Relevansi Kurikulum: Menyelaraskan Pendidikan dengan Kebutuhan Dunia Kerja
Di tengah dinamika global yang terus berubah, memastikan relevansi kurikulum pendidikan menjadi krusial untuk mempersiapkan generasi muda menghadapi tantangan dunia kerja. Kurikulum yang tidak relevan dapat menciptakan kesenjangan antara apa yang diajarkan di sekolah dengan keterampilan yang dibutuhkan industri, berujung pada tingginya angka pengangguran terdidik. Sebagai contoh, data dari Badan Pusat Statistik (BPS) per Februari 2024 menunjukkan bahwa tingkat pengangguran terbuka lulusan SMK masih berada di angka 8,9%, sedikit lebih tinggi dari rata-rata nasional, mengindikasikan adanya ketidaksesuaian antara kompetensi lulusan dan permintaan pasar.
Mengapa Relevansi Kurikulum Begitu Penting?
Pentingnya relevansi kurikulum tidak bisa diremehkan.

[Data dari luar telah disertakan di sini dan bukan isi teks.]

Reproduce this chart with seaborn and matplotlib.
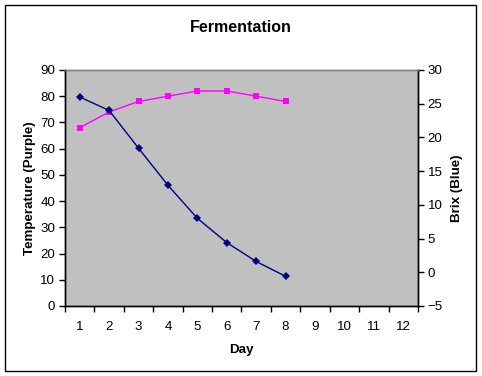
import pandas as pd
import matplotlib.pyplot as plt
import matplotlib.patches as patches
import seaborn as sns
from matplotlib.ticker import FixedLocator, NullFormatter

plt.rcParams['font.family'] = ['Liberation Sans', 'DejaVu Sans']

# Data
days = [1, 2, 3, 4, 5, 6, 7, 8]
temperature = [68, 74, 78, 80, 82, 82, 80, 78]
brix = [26, 24, 18.4, 12.9, 8, 4.4, 1.6, -0.6]
day_labels = [str(d) for d in range(1, 13)]

df = pd.DataFrame({'Day': days, 'Temperature': temperature, 'Brix': brix})

fig = plt.figure(figsize=(4.82, 3.76), dpi=100)
ax = fig.add_axes([65 / 482, 1 - 306 / 376, (418 - 65) / 482, (306 - 70) / 376])
ax.set_facecolor('#C0C0C0')
ax2 = ax.twinx()

sns.lineplot(data=df, x='Day', y='Temperature', ax=ax, color='#FF00FF',
             marker='s', markersize=5, markeredgewidth=0, linewidth=1)
sns.lineplot(data=df, x='Day', y='Brix', ax=ax2, color='#000080',
             marker='D', markersize=4.5, markeredgewidth=0, linewidth=1)

# Category axis: labels centred in slots, ticks on boundaries
ax.set_xlim(0.5, 12.5)
ax.set_xticks(range(1, 13))
ax.set_xticklabels(day_labels)
ax.xaxis.set_minor_locator(FixedLocator([i + 0.5 for i in range(0, 13)]))
ax.xaxis.set_minor_formatter(NullFormatter())
ax.tick_params(axis='x', which='major', length=0, pad=11, labelsize=9.6)
ax.tick_params(axis='x', which='minor', length=4, width=1, direction='out', color='black')

ax.set_ylim(0, 90)
ax.set_yticks(range(0, 91, 10))
ax.tick_params(axis='y', length=4, width=1, direction='out', pad=3, labelsize=9.6)
ax2.set_ylim(-5, 30)
ax2.set_yticks(range(-5, 31, 5))
ax2.tick_params(axis='y', length=4, width=1, direction='out', pad=3, labelsize=9.6)

for a in (ax, ax2):
    for side in ('left', 'right', 'bottom'):
        a.spines[side].set_color('black')
        a.spines[side].set_linewidth(1)
    a.spines['top'].set_color('#808080')
    a.spines['top'].set_linewidth(1)
    a.grid(False)

ax.set_xlabel('Day', fontsize=9.6, fontweight='bold', labelpad=8)
ax.set_ylabel('Temperature (Purple)', fontsize=9.6, fontweight='bold', labelpad=3)
ax2.set_ylabel('Brix (Blue)', fontsize=9.6, fontweight='bold', labelpad=6)

fig.text(0.5, 1 - 27 / 376, 'Fermentation', ha='center', va='center',
         fontsize=11.5, fontweight='bold')

# Chart border
fig.patches.append(patches.Rectangle((5 / 482, 5 / 376), 471 / 482, 366 / 376,
                                     transform=fig.transFigure, fill=False,
                                     edgecolor='black', linewidth=1))

fig.savefig('out.png', dpi=100)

Pertama, kurikulum yang relevan memastikan bahwa lulusan memiliki keterampilan dan pengetahuan yang sesuai dengan tuntutan pasar kerja. Ini tidak hanya mencakup keterampilan teknis (hard skills), tetapi juga keterampilan lunak (soft skills) seperti berpikir kritis, pemecahan masalah, kolaborasi, dan komunikasi. Kedua, kurikulum yang relevan dapat meningkatkan daya saing individu di pasar kerja global. Dengan bekal yang tepat, lulusan akan lebih mudah beradaptasi dengan perubahan teknologi dan tren industri. Ketiga, kurikulum yang adaptif mendorong inovasi dan kreativitas. Saat pendidikan selaras dengan kebutuhan nyata, siswa akan lebih termotivasi untuk mengembangkan ide-ide baru dan mencari solusi inovatif.
Langkah Strategis Menuju Kurikulum yang Relevan
Untuk mencapai relevansi kurikulum yang optimal, beberapa langkah strategis perlu diambil. Pertama, kolaborasi erat antara institusi pendidikan dan industri mutlak diperlukan. Pertemuan rutin antara perwakilan dunia usaha dan pihak sekolah atau universitas, seperti yang difasilitasi oleh Kamar Dagang dan Industri (KADIN) pada sebuah lokakarya nasional tanggal 17 Mei 2025 di Jakarta, dapat menjadi wadah untuk mengidentifikasi kebutuhan industri terkini dan mengintegrasikannya ke dalam materi pelajaran. Kedua, pengembangan kurikulum harus berbasis kompetensi, bukan hanya berorientasi pada materi pelajaran semata. Fokusnya adalah pada apa yang siswa bisa lakukan setelah lulus, bukan hanya apa yang mereka ketahui.
Ketiga, penggunaan teknologi dalam pembelajaran harus ditingkatkan. Pengenalan alat-alat digital dan platform pembelajaran interaktif dapat membantu siswa mengembangkan literasi digital yang esensial di era ini. Keempat, program magang dan praktik kerja harus menjadi bagian integral dari kurikulum. Pengalaman langsung di lapangan memberikan pemahaman praktis dan membangun jaringan profesional. Terakhir, evaluasi dan pembaruan kurikulum harus dilakukan secara berkala, minimal setiap dua hingga tiga tahun, untuk memastikan bahwa ia tetap relevan dengan perubahan dunia kerja. Ini adalah investasi jangka panjang untuk masa depan bangsa.